** START OF RECORDS PROVIDED **

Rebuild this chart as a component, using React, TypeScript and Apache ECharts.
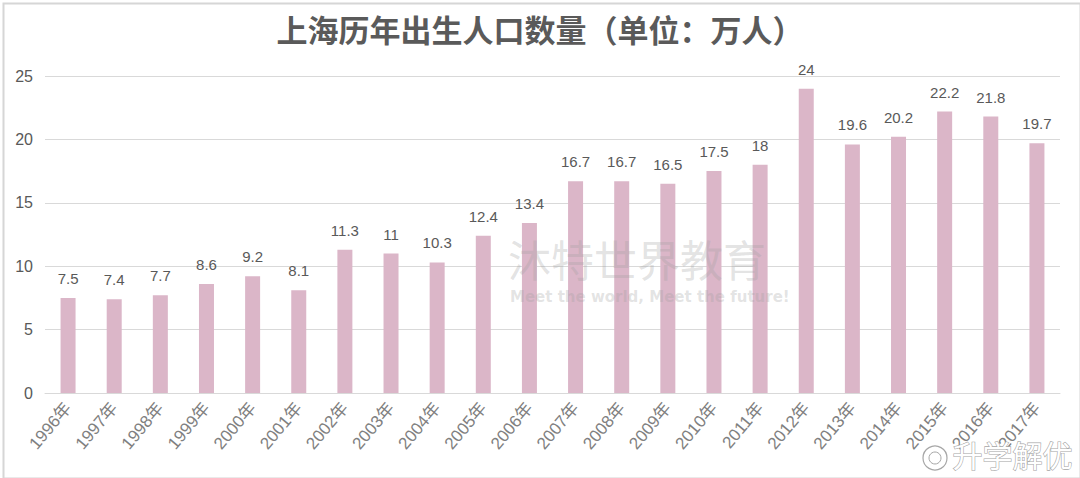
import React, { useEffect, useRef } from "react";
import * as echarts from "echarts";

const years = ["1996年","1997年","1998年","1999年","2000年","2001年","2002年","2003年","2004年","2005年","2006年","2007年","2008年","2009年","2010年","2011年","2012年","2013年","2014年","2015年","2016年","2017年"];
const births = [7.5, 7.4, 7.7, 8.6, 9.2, 8.1, 11.3, 11, 10.3, 12.4, 13.4, 16.7, 16.7, 16.5, 17.5, 18, 24, 19.6, 20.2, 22.2, 21.8, 19.7];
const yTicks = [0, 5, 10, 15, 20, 25];
const titleText = "上海历年出生人口数量（单位：万人）";

export default function App() {
  const ref = useRef<HTMLDivElement>(null);
  useEffect(() => {
    const chart = echarts.init(ref.current!, null, { renderer: "svg" });
    const font = "'Noto Sans CJK SC', 'Noto Sans', sans-serif";
    chart.setOption({
      animation: false,
      backgroundColor: "#ffffff",
      textStyle: { fontFamily: font },
      title: {
        text: titleText,
        left: "center",
        top: 8,
        textStyle: { fontSize: 31, fontWeight: "bold", color: "#5a5a5a", fontFamily: font },
      },
      grid: { left: 45, right: 20, top: 76, bottom: 85, containLabel: false },
      xAxis: {
        type: "category",
        data: years,
        axisLine: { show: true, lineStyle: { color: "#d9d9d9", width: 1 } },
        axisTick: { show: false },
        axisLabel: { rotate: 50, fontSize: 17, color: "#808080", margin: 12, interval: 0, fontFamily: "'Liberation Sans', Arial, 'Noto Sans CJK SC', sans-serif" },
      },
      yAxis: {
        type: "value",
        min: yTicks[0],
        max: yTicks[yTicks.length - 1],
        interval: 5,
        axisLine: { show: false },
        axisTick: { show: false },
        axisLabel: { fontSize: 16, color: "#595959", margin: 12, fontFamily: "'Liberation Sans', Arial, sans-serif" },
        splitLine: { lineStyle: { color: "#d9d9d9", width: 1 } },
      },
      series: [
        {
          type: "bar",
          data: births,
          barWidth: 15,
          itemStyle: { color: "#dbb6c8" },
          label: {
            show: true,
            position: "top",
            distance: 12,
            fontSize: 15,
            color: "#595959",
            fontFamily: "'Liberation Sans', Arial, sans-serif",
          },
        },
      ],
      graphic: [
        {
          type: "rect",
          left: 1,
          top: 1,
          shape: { width: 1077, height: 475 },
          style: { fill: "none", stroke: "#d6d6d6", lineWidth: 2 },
          silent: true,
        },
        {
          type: "text",
          left: 508,
          top: 236,
          z: 100,
          style: {
            text: "沐特世界教育",
            fill: "rgba(160,160,160,0.3)",
            font: `43px ${font}`,
            lineHeight: 43,
          },
          silent: true,
        },
        {
          type: "text",
          left: 510,
          top: 289,
          z: 100,
          style: {
            text: "Meet the world, Meet the future!",
            fill: "rgba(160,160,160,0.3)",
            font: `bold 15px 'DejaVu Sans', sans-serif`,
          },
          silent: true,
        },
        {
          type: "text",
          left: 952,
          top: 438,
          z: 100,
          style: {
            text: "升学解优",
            fill: "#ffffff",
            stroke: "#a6a6a6",
            lineWidth: 1.2,
            font: `30px ${font}`,
          },
          silent: true,
        },
        {
          type: "circle",
          shape: { cx: 935, cy: 458, r: 12 },
          z: 100,
          style: { fill: "#ffffff", stroke: "#a6a6a6", lineWidth: 1.2 },
          silent: true,
        },
        {
          type: "circle",
          shape: { cx: 935, cy: 458, r: 6 },
          z: 100,
          style: { fill: "none", stroke: "#a6a6a6", lineWidth: 1 },
          silent: true,
        },
      ],
    });
    return () => chart.dispose();
  }, []);
  return (
    <div
      ref={ref}
      style={{ position: "fixed", left: 0, top: 0, width: 1080, height: 478 }}
    />
  );
}
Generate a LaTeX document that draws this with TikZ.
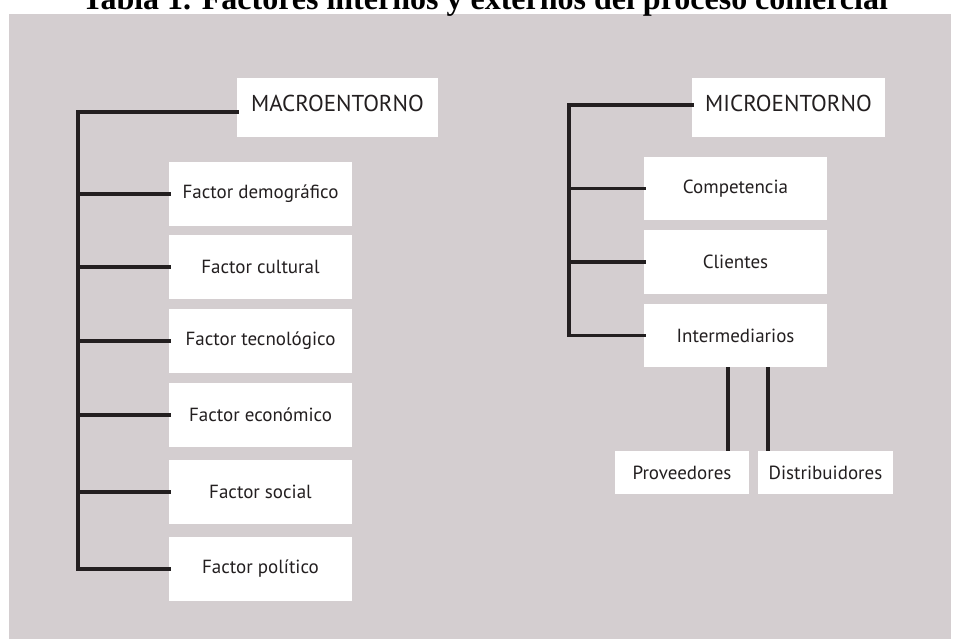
\documentclass[tikz,border=0pt]{standalone}
\usepackage{fontspec}
\setmainfont{Liberation Serif}
\newfontfamily\boxfont{PT Sans}
\definecolor{bggrey}{RGB}{212,206,208}
\definecolor{ink}{RGB}{35,31,32}
\begin{document}
\begin{tikzpicture}[x=1pt,y=-1pt,
  conn/.style={draw=ink,line width=3.8pt,line cap=rect},
  box/.style={fill=white,inner sep=0pt,text=ink,font=\boxfont\fontsize{19}{22}\selectfont},
  headbox/.style={box,font=\boxfont\fontsize{23}{26}\selectfont,text depth=8pt},
]
\useasboundingbox (0,0) rectangle (953,639);
\fill[bggrey] (9,14) rectangle (951,639);
\node[anchor=base,font=\bfseries\fontsize{32}{36}\selectfont] (title) at (485,9.5) {Tabla 1. Factores internos y externos del proceso comercial};

% left tree
\node[headbox,minimum width=201pt,minimum height=59pt] (macro) at (337.5,107.5) {MACROENTORNO};
\node[box,minimum width=183pt,minimum height=64pt] (demo) at (260.5,194) {Factor demográfico};
\node[box,minimum width=183pt,minimum height=64pt] (cult) at (260.5,267) {Factor cultural};
\node[box,minimum width=183pt,minimum height=64pt] (tecn) at (260.5,341) {Factor tecnológico};
\node[box,minimum width=183pt,minimum height=64pt] (econ) at (260.5,415) {Factor económico};
\node[box,minimum width=183pt,minimum height=64pt] (soci) at (260.5,492) {Factor social};
\node[box,minimum width=183pt,minimum height=64pt] (poli) at (260.5,569) {Factor político};

\coordinate (lt) at (78,112);
\coordinate (lb) at (78,569);
\draw[conn] (macro.west |- lt) -- (lt) -- (lb) -- (poli.west);
\foreach \n in {demo,cult,tecn,econ,soci}
  \draw[conn] (\n.west) -- (\n.west -| lt);

% right tree
\node[headbox,minimum width=193pt,minimum height=59pt] (micro) at (788.5,107.5) {MICROENTORNO};
\node[box,minimum width=183pt,minimum height=63pt] (comp) at (735.5,188.5) {Competencia};
\node[box,minimum width=183pt,minimum height=64pt] (clie) at (735.5,262) {Clientes};
\node[box,minimum width=183pt,minimum height=63pt] (inte) at (735.5,335.5) {Intermediarios};
\node[box,minimum width=134pt,minimum height=43pt] (prov) at (682,472.5) {Proveedores};
\node[box,minimum width=135pt,minimum height=43pt] (dist) at (825.5,472.5) {Distribuidores};

\coordinate (rt) at (569,105);
\coordinate (rb) at (569,335.5);
\draw[conn] (micro.west |- rt) -- (rt) -- (rb) -- (inte.west);
\foreach \n in {comp,clie}
  \draw[conn] (\n.west) -- (\n.west -| rt);

\coordinate (pa) at (728,0);
\coordinate (da) at (768,0);
\draw[conn,line cap=butt] (inte.south -| pa) -- (prov.north -| pa);
\draw[conn,line cap=butt] (inte.south -| da) -- (dist.north -| da);
\end{tikzpicture}
\end{document}
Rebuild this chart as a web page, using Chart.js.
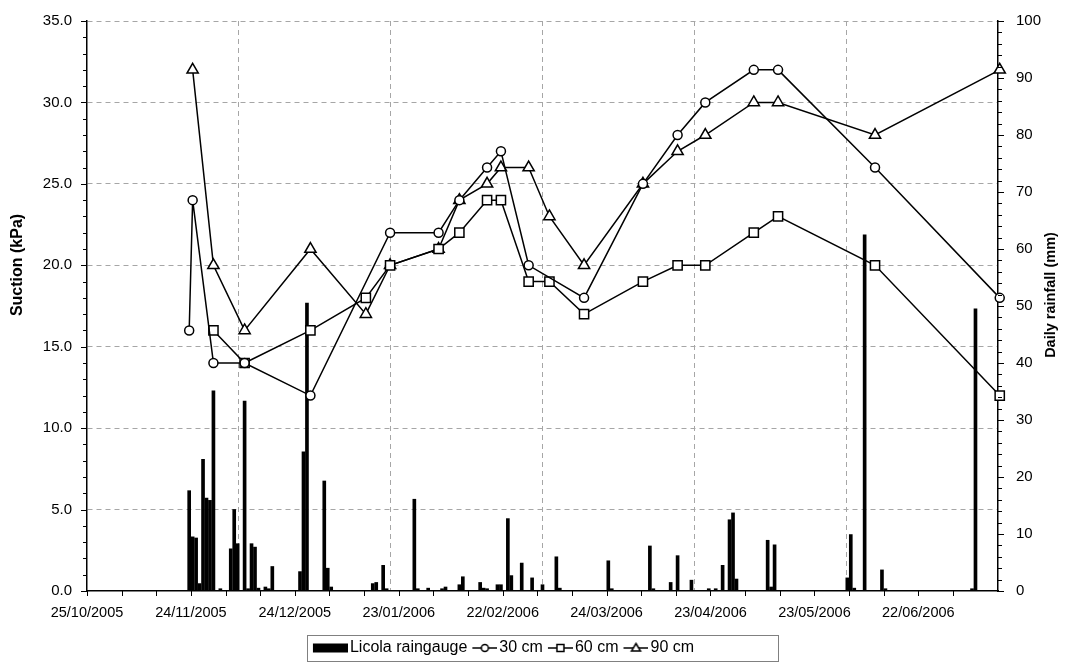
<!DOCTYPE html>
<html>
<head>
<meta charset="utf-8">
<script src="https://cdn.jsdelivr.net/npm/chart.js@4.4.0/dist/chart.umd.min.js"></script>
<style>
  html, body { margin: 0; padding: 0; background: #fff; }
  #wrap { width: 1068px; height: 662px; }
</style>
</head>
<body>
<div id="wrap"><canvas id="suctionChart"></canvas></div>
<script>
// day 0 and last day of the date axis
const startDate = '25/10/2005';
const endDate = '15/07/2006';

// tensiometer readings (kPa), null = no reading that day
const surveyDates = ['23/11/2005', '24/11/2005', '30/11/2005', '09/12/2005', '28/12/2005', '13/01/2006',
  '20/01/2006', '03/02/2006', '09/02/2006', '17/02/2006', '21/02/2006', '01/03/2006', '07/03/2006',
  '17/03/2006', '03/04/2006', '13/04/2006', '21/04/2006', '05/05/2006', '12/05/2006', '09/06/2006', '15/07/2006'];
const suction30 = [16, 24, 14, 14, 12, null, 22, 22, 24, 26, 27, 20, null, 18, 25, 28, 30, 32, 32, 26, 18];
const suction60 = [null, null, 16, 14, 16, 18, 20, 21, 22, 24, 24, 19, 19, 17, 19, 20, 20, 22, 23, 20, 12];
const suction90 = [null, 32, 20, 16, 21, 17, 20, 21, 24, 25, 26, 26, 23, 20, 25, 27, 28, 30, 30, 28, 32];

// Licola daily rainfall (mm)
const rainDates = ['23/11/2005', '24/11/2005', '25/11/2005', '26/11/2005', '27/11/2005', '28/11/2005', '29/11/2005',
  '30/11/2005', '02/12/2005', '05/12/2005', '06/12/2005', '07/12/2005', '09/12/2005', '10/12/2005', '11/12/2005',
  '12/12/2005', '13/12/2005', '15/12/2005', '16/12/2005', '17/12/2005', '25/12/2005', '26/12/2005', '27/12/2005',
  '01/01/2006', '02/01/2006', '03/01/2006', '15/01/2006', '16/01/2006', '18/01/2006', '19/01/2006', '27/01/2006',
  '28/01/2006', '31/01/2006', '04/02/2006', '05/02/2006', '09/02/2006', '10/02/2006', '15/02/2006', '16/02/2006',
  '17/02/2006', '20/02/2006', '21/02/2006', '23/02/2006', '24/02/2006', '27/02/2006', '02/03/2006', '05/03/2006',
  '09/03/2006', '10/03/2006', '24/03/2006', '25/03/2006', '05/04/2006', '06/04/2006', '11/04/2006', '13/04/2006',
  '17/04/2006', '22/04/2006', '24/04/2006', '26/04/2006', '28/04/2006', '29/04/2006', '30/04/2006', '09/05/2006',
  '10/05/2006', '11/05/2006', '01/06/2006', '02/06/2006', '03/06/2006', '06/06/2006', '11/06/2006', '12/06/2006',
  '07/07/2006', '08/07/2006'];
const rainMm = [17.6, 9.5, 9.3, 1.3, 23.1, 16.3, 15.9,
  35.1, 0.4, 7.4, 14.3, 8.3, 33.3, 0.4, 8.3,
  7.7, 0.5, 0.7, 0.4, 4.3, 3.4, 24.4, 50.5,
  19.3, 4.0, 0.7, 1.3, 1.5, 4.5, 0.4, 16.1,
  0.4, 0.5, 0.4, 0.7, 1.1, 2.5, 1.5, 0.5,
  0.4, 1.1, 1.1, 12.7, 2.7, 4.9, 2.3, 1.1,
  6.0, 0.5, 5.3, 0.4, 7.9, 0.4, 1.5, 6.2,
  1.9, 0.4, 0.4, 4.5, 12.5, 13.7, 2.1, 8.9,
  0.7, 8.1, 2.3, 9.9, 0.5, 62.5, 3.7, 0.4,
  0.4, 49.5];

const xTickLabels = ['25/10/2005', '24/11/2005', '24/12/2005', '23/01/2006', '22/02/2006',
  '24/03/2006', '23/04/2006', '23/05/2006', '22/06/2006'];

const FONT = 'Liberation Sans, Arial, sans-serif';

function toDay(s) {
  const [d, m, y] = s.split('/').map(Number);
  const [d0, m0, y0] = startDate.split('/').map(Number);
  return Math.round((Date.UTC(y, m - 1, d) - Date.UTC(y0, m0 - 1, d0)) / 86400000);
}

const xMax = toDay(endDate);
const labelDays = xTickLabels.map(toDay);

// points sit in the middle of their day, like the spreadsheet's date axis
const rainPoints = rainDates.map((d, i) => ({x: toDay(d) + 0.5, y: rainMm[i]}));
const seriesPoints = vals => surveyDates
  .map((d, i) => ({x: toDay(d) + 0.5, y: vals[i]}))
  .filter(p => p.y !== null);

// legend symbols: Excel-style line + marker
const ICON_W = 36, ICON_H = 14;
function makeIcon(draw) {
  const c = document.createElement('canvas');
  c.width = ICON_W;
  c.height = ICON_H;
  const g = c.getContext('2d');
  g.strokeStyle = '#000';
  g.fillStyle = '#000';
  g.lineWidth = 1.5;
  draw(g);
  return c;
}
function lineIcon(marker) {
  return makeIcon(g => {
    const cy = ICON_H / 2, x0 = ICON_W - 25, cx = ICON_W - 12.5;
    g.beginPath();
    g.moveTo(x0, cy);
    g.lineTo(ICON_W, cy);
    g.stroke();
    g.fillStyle = '#fff';
    g.beginPath();
    if (marker === 'circle') g.arc(cx, cy, 3.5, 0, Math.PI * 2);
    if (marker === 'rect') g.rect(cx - 3.5, cy - 3.5, 7, 7);
    if (marker === 'triangle') {
      g.moveTo(cx, cy - 4.5);
      g.lineTo(cx + 4.5, cy + 3);
      g.lineTo(cx - 4.5, cy + 3);
      g.closePath();
    }
    g.fill();
    g.stroke();
  });
}
const legendIcons = [
  makeIcon(g => g.fillRect(ICON_W - 35, 2.5, 35, 9)),
  lineIcon('circle'),
  lineIcon('rect'),
  lineIcon('triangle')
];

const axisExtras = {
  id: 'axisExtras',
  afterDraw(chart) {
    const {ctx, scales: {x, y, y2}} = chart;
    ctx.save();
    ctx.strokeStyle = '#000';
    ctx.lineWidth = 1;
    ctx.beginPath();
    x.ticks.forEach(t => {
      if (t.value % 10 !== 0) return;
      const px = Math.round(x.getPixelForValue(t.value)) + 0.5;
      ctx.moveTo(px, x.top);
      ctx.lineTo(px, x.top + 5);
    });
    y.ticks.forEach(t => {
      const py = Math.round(y.getPixelForValue(t.value)) + 0.5;
      ctx.moveTo(y.right - (t.value % 5 === 0 ? 6 : 4), py);
      ctx.lineTo(y.right, py);
    });
    y2.ticks.forEach(t => {
      const py = Math.round(y2.getPixelForValue(t.value)) + 0.5;
      ctx.moveTo(y2.left, py);
      ctx.lineTo(y2.left + (t.value % 10 === 0 ? 6 : 4), py);
    });
    ctx.stroke();

    // axis titles
    ctx.fillStyle = '#000';
    ctx.textAlign = 'center';
    ctx.textBaseline = 'middle';
    ctx.font = 'bold 16px ' + FONT;
    ctx.save();
    ctx.translate(18, 265);
    ctx.rotate(-Math.PI / 2);
    ctx.fillText('Suction (kPa)', 0, 0);
    ctx.restore();
    ctx.font = 'bold 14.5px ' + FONT;
    ctx.save();
    ctx.translate(1051, 295);
    ctx.rotate(-Math.PI / 2);
    ctx.fillText('Daily rainfall (mm)', 0, 0);
    ctx.restore();

    // legend frame
    const boxes = chart.legend.legendHitBoxes;
    if (boxes && boxes.length) {
      const first = boxes[0];
      const left = Math.round(first.left) - 10.5;
      const top = Math.round(first.top) - 4.5;
      ctx.strokeStyle = '#808080';
      ctx.lineWidth = 1;
      ctx.strokeRect(left, top, 471, 661.5 - top);
    }
    ctx.restore();
  }
};

const lineStyle = (label, vals, marker, radius) => ({
  type: 'line',
  label: label,
  data: seriesPoints(vals),
  xAxisID: 'x',
  yAxisID: 'y',
  borderColor: '#000',
  borderWidth: 1.5,
  pointStyle: marker,
  pointRadius: radius,
  pointHoverRadius: radius,
  pointBackgroundColor: '#fff',
  pointBorderColor: '#000',
  pointBorderWidth: 1.5,
  tension: 0,
  clip: false,
  order: 1
});

const ctx = document.getElementById('suctionChart').getContext('2d');
const chart = new Chart(ctx, {
  data: {
    datasets: [
      {
        type: 'bar',
        label: 'Licola raingauge',
        data: rainPoints,
        xAxisID: 'x',
        yAxisID: 'y2',
        backgroundColor: '#000',
        borderWidth: 0,
        barThickness: 3,
        order: 2
      },
      lineStyle('30 cm', suction30, 'circle', 4.5),
      lineStyle('60 cm', suction60, 'rect', 6.5),
      lineStyle('90 cm', suction90, 'triangle', 6.5)
    ]
  },
  options: {
    responsive: true,
    maintainAspectRatio: false,
    animation: false,
    // negative left padding only shifts the centred legend left
    layout: { padding: { left: -56, right: 0, top: 21, bottom: 5 } },
    plugins: {
      tooltip: { enabled: false },
      legend: {
        position: 'bottom',
        maxHeight: 17,
        labels: {
          usePointStyle: true,
          pointStyleWidth: 24,
          padding: 0,
          color: '#000',
          font: { family: FONT, size: 16 },
          generateLabels: chart => chart.data.datasets.map((ds, i) => ({
            text: ds.label,
            pointStyle: legendIcons[i],
            datasetIndex: i,
            hidden: false,
            lineWidth: 0,
            strokeStyle: 'transparent',
            fillStyle: 'transparent',
            fontColor: '#000'
          }))
        }
      }
    },
    scales: {
      x: {
        type: 'linear',
        position: 'bottom',
        offset: false,
        min: 0,
        max: xMax,
        ticks: {
          stepSize: 10,
          autoSkip: false,
          maxRotation: 0,
          padding: 8,
          color: '#000',
          font: { family: FONT, size: 14.5 },
          callback: v => {
            const i = labelDays.indexOf(v);
            return i >= 0 ? xTickLabels[i] : '';
          }
        },
        grid: { drawOnChartArea: false, offset: false, tickLength: 5, tickColor: 'transparent' },
        border: { color: '#000', width: 1.5 },
        afterFit: s => { s.height = 49; }
      },
      // six even divisions for the vertical grid
      xGrid: {
        type: 'linear',
        position: 'top',
        offset: false,
        min: 0,
        max: 6,
        ticks: { display: false, stepSize: 1 },
        grid: {
          drawTicks: false,
          offset: false,
          color: '#a6a6a6',
          lineWidth: c => (c.tick.value > 0 && c.tick.value < 6) ? 1 : 0
        },
        border: { display: false, dash: [5, 4] },
        afterFit: s => { s.height = 0; }
      },
      y: {
        type: 'linear',
        position: 'left',
        min: 0,
        max: 35,
        ticks: {
          stepSize: 1,
          autoSkip: false,
          padding: 9,
          color: '#000',
          font: { family: FONT, size: 15 },
          callback: v => v % 5 === 0 ? v.toFixed(1) : ''
        },
        grid: {
          color: '#a6a6a6',
          lineWidth: c => (c.tick.value % 5 === 0 && c.tick.value > 0) ? 1 : 0,
          tickLength: 6,
          tickColor: 'transparent'
        },
        border: { color: '#000', width: 1.5, dash: [5, 4] },
        afterFit: s => { s.width = 143; }
      },
      y2: {
        type: 'linear',
        position: 'right',
        min: 0,
        max: 100,
        ticks: {
          stepSize: 2,
          autoSkip: false,
          padding: 12,
          color: '#000',
          font: { family: FONT, size: 15 },
          callback: v => v % 10 === 0 ? String(v) : ''
        },
        grid: { drawOnChartArea: false, tickLength: 6, tickColor: 'transparent' },
        border: { color: '#000', width: 1.5 },
        afterFit: s => { s.width = 70; }
      }
    }
  },
  plugins: [axisExtras]
});
</script>
</body>
</html>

** END OF RECORDS PROVIDED **

The first line to copy holds "Rebuild this chart as a web", and the last holds "const endDate = '15/07/2006';". Copy them and the lines between exactly, leaving out pictures.

Rebuild this chart as a web page, using Chart.js.
<!DOCTYPE html>
<html>
<head>
<meta charset="utf-8">
<script src="https://cdn.jsdelivr.net/npm/chart.js@4.4.0/dist/chart.umd.min.js"></script>
<style>
  html, body { margin: 0; padding: 0; background: #fff; }
  #wrap { width: 1068px; height: 662px; }
</style>
</head>
<body>
<div id="wrap"><canvas id="suctionChart"></canvas></div>
<script>
// day 0 and last day of the date axis
const startDate = '25/10/2005';
const endDate = '15/07/2006';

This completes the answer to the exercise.